TCR: “A clear example of why we need joined up policy”

Ofgem has released its long-awaited Targeted Charging Review (TCR), which outlines some key changes to electricity network charges.

One of the biggest changes is that residual charges will be delivered via a banded fixed charge framework, as opposed to the current system which sees end users charged depending on how much power they take from the grid.

In addition, amends to embedded benefits will remove the ability for suppliers to reduce their liability for balancing services charges by contracting with small distributed generators. An exemption from paying balancing services charges for small distribution generators is also to be the subject of a second Balancing Services Charges Taskforce.

Commenting on the news, Steve Shine, Anesco executive chairman, said: “We feel that the blanket residual demand charges while delivering lower costs to consumers in the short term, could increase the cost to the consumer in the long run. In our view, Ofgem is taking a risk by imposing such a reform. It could have serious implications for the UK’s ability to reach its carbon reduction targets, as it has the potential to deter investment.
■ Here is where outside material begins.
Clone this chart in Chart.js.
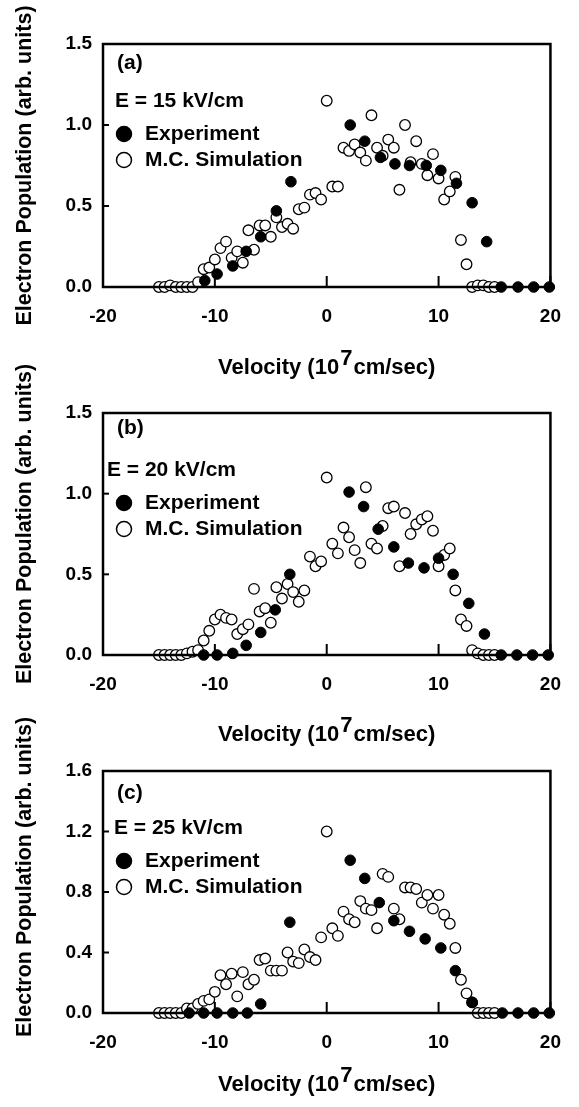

“This is a clear example of why we need joined up policy and thinking if we’re to achieve net-zero. In seeking to find an outcome which is ‘fair’ Ofgem has inadvertently removed a key incentive for consumers to install renewable energy sources. This is not a problem if Ofgem, BEIS and the treasury introduce new incentives for consumers to install renewables – but that must be done swiftly.
“For utility scale assets there is little change but again uncertainty remains, as we await the outcome of the Balancing Services Charges Taskforce.

“Businesses such as ours will need to stay agile and to consider how we design our assets, to provide an investment case. This will be vital if the UK is to meet its carbon reduction targets. As will ensuring that policies are clear and all political and regulatory bodies are committed to pursuing a common aim.

“We will continue to petition BEIS, National Grid, Ofgem and the treasury to provide certainty rather than subsidy, as that is how we will create a sustainable market for renewable and flexible technologies in the UK.”

Established in Reading in 2010, Anesco is the UK market leader for energy storage. The company has developed more than 100 solar farms to date, while its renewables operation and maintenance arm has nearly 1GW of renewable energy under management.